Dustin Poirier is retired from MMA, but it’s clear he still has a strong desire to keep competing in some form or another.
“The Diamond” was on The Joe Rogan Experience earlier this week and discussed the difficulty in switching gears to ‘civilian’ life now that he’s officially retired from UFC at 36 years of age.
“I don’t know who I am without fighting,” he admitted. “I’m a father. I’m a husband. I’m a lot of things. But fighting was a cloud in my mind that never went away for 20 years, right? And
now I wake up and it’s it’s gone. Like what do I do? I’m still trying to find out. I don’t know.”
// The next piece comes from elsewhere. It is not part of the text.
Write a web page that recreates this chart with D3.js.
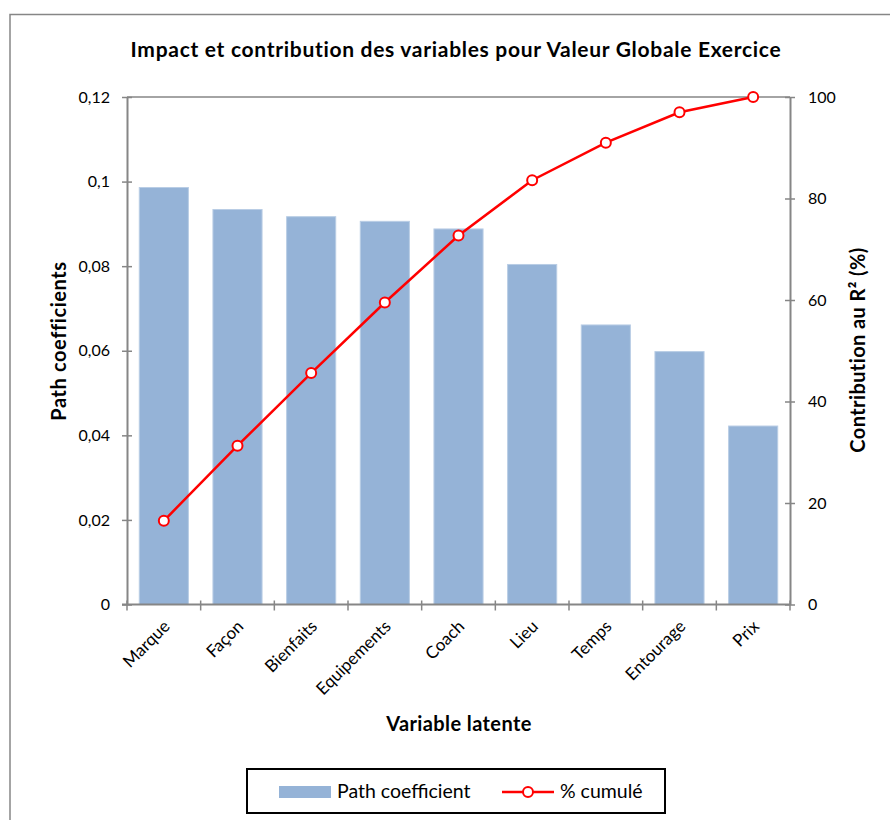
<!DOCTYPE html>
<html>
<head>
<meta charset="utf-8">
<script src="https://cdn.jsdelivr.net/npm/d3@7"></script>
<style>
  html, body { margin: 0; padding: 0; background: #fff; }
  svg { display: block; font-family: Lato, "Open Sans", sans-serif; }
</style>
</head>
<body>
<svg id="chart" width="890" height="820"></svg>
<script>
// Latent variables and their path coefficients, with cumulative R² contribution
const categories = ["Marque", "Façon", "Bienfaits", "Equipements", "Coach", "Lieu", "Temps", "Entourage", "Prix"];
const pathCoefficients = [0.0986, 0.0934, 0.0917, 0.0906, 0.0888, 0.0804, 0.0661, 0.0598, 0.0422];
const cumulativePct = [16.5, 31.3, 45.6, 59.5, 72.7, 83.6, 91.0, 97.0, 100];
const leftTicks = [0, 0.02, 0.04, 0.06, 0.08, 0.1, 0.12];
const rightTicks = [0, 20, 40, 60, 80, 100];

const svg = d3.select("#chart");
const axisColor = "#868686";
const barColor = "#95B3D7";
const lineColor = "#FF0000";

const plot = { left: 127, right: 790, top: 97, bottom: 604.5 };

// Outer chart frame
svg.append("rect")
  .attr("x", 10).attr("y", 14.5).attr("width", 900).attr("height", 830)
  .attr("fill", "none").attr("stroke", axisColor).attr("stroke-width", 1.5);

const x = d3.scaleBand().domain(categories).range([plot.left, plot.right]).paddingInner(1/3).paddingOuter(1/6);
const xBand = d3.scaleBand().domain(categories).range([plot.left, plot.right]);
const yLeft = d3.scaleLinear().domain([0, 0.12]).range([plot.bottom, plot.top]);
const yRight = d3.scaleLinear().domain([0, 100]).range([plot.bottom, plot.top]);

// Top border of plot area
svg.append("line")
  .attr("x1", plot.left).attr("x2", plot.right)
  .attr("y1", plot.top).attr("y2", plot.top)
  .attr("stroke", axisColor).attr("stroke-width", 1.5);

// Bars
svg.append("g").selectAll("rect")
  .data(categories)
  .join("rect")
  .attr("x", d => x(d))
  .attr("width", x.bandwidth())
  .attr("y", (d, i) => yLeft(pathCoefficients[i]))
  .attr("height", (d, i) => plot.bottom - yLeft(pathCoefficients[i]))
  .attr("fill", barColor)
  .attr("stroke", "#B9CDE5").attr("stroke-width", 1);

const fmt = d => d === 0 ? "0" : String(d).replace(".", ",");

// Left axis
const gLeft = svg.append("g").attr("transform", `translate(${plot.left},0)`)
  .call(d3.axisLeft(yLeft).tickValues(leftTicks).tickFormat(fmt).tickSizeInner(5).tickSizeOuter(0).tickPadding(12));
gLeft.selectAll(".tick line").attr("x2", -5).attr("x1", 5);
// Right axis
const gRight = svg.append("g").attr("transform", `translate(${plot.right},0)`)
  .call(d3.axisRight(yRight).tickValues(rightTicks).tickSizeInner(5).tickSizeOuter(0).tickPadding(13));
gRight.selectAll(".tick line").attr("x1", -5).attr("x2", 5);
// Bottom axis (ticks at category boundaries)
const boundaries = categories.map(c => xBand(c)).concat([plot.right]);
const gBottom = svg.append("g").attr("transform", `translate(0,${plot.bottom})`);
gBottom.append("line")
  .attr("x1", plot.left - 5).attr("x2", plot.right)
  .attr("stroke", axisColor).attr("stroke-width", 2);
gBottom.selectAll(".btick").data(boundaries).join("line")
  .attr("x1", d => d).attr("x2", d => d).attr("y1", -4).attr("y2", 6)
  .attr("stroke", axisColor).attr("stroke-width", 1.5);

[gLeft, gRight].forEach(g => {
  g.select(".domain").attr("stroke", axisColor).attr("stroke-width", 2);
  g.selectAll(".tick line").attr("stroke", axisColor).attr("stroke-width", 1.5);
  g.selectAll(".tick text").attr("font-size", 16).attr("fill", "#000").style("font-family", "Lato, sans-serif");
});

// Category labels, rotated
svg.append("g").selectAll("text")
  .data(categories)
  .join("text")
  .attr("transform", d => `translate(${xBand(d) + xBand.bandwidth() / 2 + 7},${plot.bottom + 23}) rotate(-45)`)
  .attr("text-anchor", "end")
  .attr("font-size", 17)
  .text(d => d);

// Cumulative line
const line = d3.line()
  .x((d, i) => xBand(categories[i]) + xBand.bandwidth() / 2)
  .y(d => yRight(d));
svg.append("path")
  .datum(cumulativePct)
  .attr("d", line)
  .attr("fill", "none")
  .attr("stroke", lineColor)
  .attr("stroke-width", 2.5);
svg.append("g").selectAll("circle")
  .data(cumulativePct)
  .join("circle")
  .attr("cx", (d, i) => xBand(categories[i]) + xBand.bandwidth() / 2)
  .attr("cy", d => yRight(d))
  .attr("r", 5)
  .attr("fill", "#fff")
  .attr("stroke", lineColor)
  .attr("stroke-width", 2);

// Titles
svg.append("text")
  .attr("x", 456).attr("y", 57)
  .attr("text-anchor", "middle")
  .attr("font-size", 21).attr("font-weight", "bold")
  .attr("letter-spacing", 0.7)
  .text("Impact et contribution des variables pour Valeur Globale Exercice");
svg.append("text")
  .attr("x", 459).attr("y", 731)
  .attr("text-anchor", "middle")
  .attr("font-size", 20).attr("font-weight", "bold")
  .attr("letter-spacing", 0.4)
  .text("Variable latente");
svg.append("text")
  .attr("transform", "translate(66,341) rotate(-90)")
  .attr("text-anchor", "middle")
  .attr("font-size", 20).attr("font-weight", "bold")
  .attr("letter-spacing", 0.6)
  .text("Path coefficients");
svg.append("text")
  .attr("transform", "translate(865,350) rotate(-90)")
  .attr("text-anchor", "middle")
  .attr("font-size", 20).attr("font-weight", "bold")
  .attr("letter-spacing", 0.4)
  .text("Contribution au R² (%)");

// Legend
const legend = svg.append("g");
legend.append("rect")
  .attr("x", 247).attr("y", 769).attr("width", 418).attr("height", 44)
  .attr("fill", "#fff").attr("stroke", "#000").attr("stroke-width", 2);
legend.append("rect")
  .attr("x", 279).attr("y", 786).attr("width", 52).attr("height", 12)
  .attr("fill", barColor);
legend.append("text")
  .attr("x", 337).attr("y", 798).attr("font-size", 19.5)
  .text("Path coefficient");
legend.append("line")
  .attr("x1", 502).attr("x2", 554).attr("y1", 792).attr("y2", 792)
  .attr("stroke", lineColor).attr("stroke-width", 2.5);
legend.append("circle")
  .attr("cx", 528).attr("cy", 792).attr("r", 5)
  .attr("fill", "#fff").attr("stroke", lineColor).attr("stroke-width", 2);
legend.append("text")
  .attr("x", 560).attr("y", 798).attr("font-size", 19.5)
  .text("% cumulé");
</script>
</body>
</html>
One option Poirier likes the idea of is boxing, but he’s still technically under contract with the UFC so he’d have to do it under the Zuffa banner. And according to Dustin, Zuffa Boxing isn’t interested.
“That’s something I would like to do, man. Box,” he said. “I always wanted to have a couple before I [retired], but I’m still under contract. Even though I’m retired, I still have a contract with the UFC. Trust me, I already pitched it to them. Me and Nate Diaz, Zuffa Boxing, let’s go. 170, whatever. 168, super middleweight, let’s do it.They don’t want any crossover.”
“They must hate money,” he joked with Rogan. “They hate money.”
“They want to be taken by the boxing world serious,” Poirier added. “And I think if you open that door of a MMA guy fighting under Zuffa boxing, every guy on the roster, every girl on the roster is going to want to do the same. It just becomes a mess … I think there are some really fun MMA boxing match ups you can make.”
One big advantage to boxing is how much easier the training is.
“Just thinking about a boxing training camp, dude, with no grappling, no wrestling,” Poirier said. “Just run, conditioning, and boxing. It would be smooth sailing, dude. I would love it.”
“I would just love to lace em up and box professionally, once.”
We’ve been bagging on the UFC a lot lately, and it’s exactly because of stuff like this. The world of combat sports could be so much more fun if the UFC said yes a little more than no. Yes to interesting match-ups. Yes to cool walkouts. Yes to a crossover fight here and there.
Back in the day we were fine with all the nos because we were seeing the best fight the best, which was better than having a bunch of freakshow fights messing up momentum. But there’s no momentum now. The best aren’t fighting the best. Can we at least get something fun like Dustin Poirier boxing other aged UFC legends? No? No. Okay.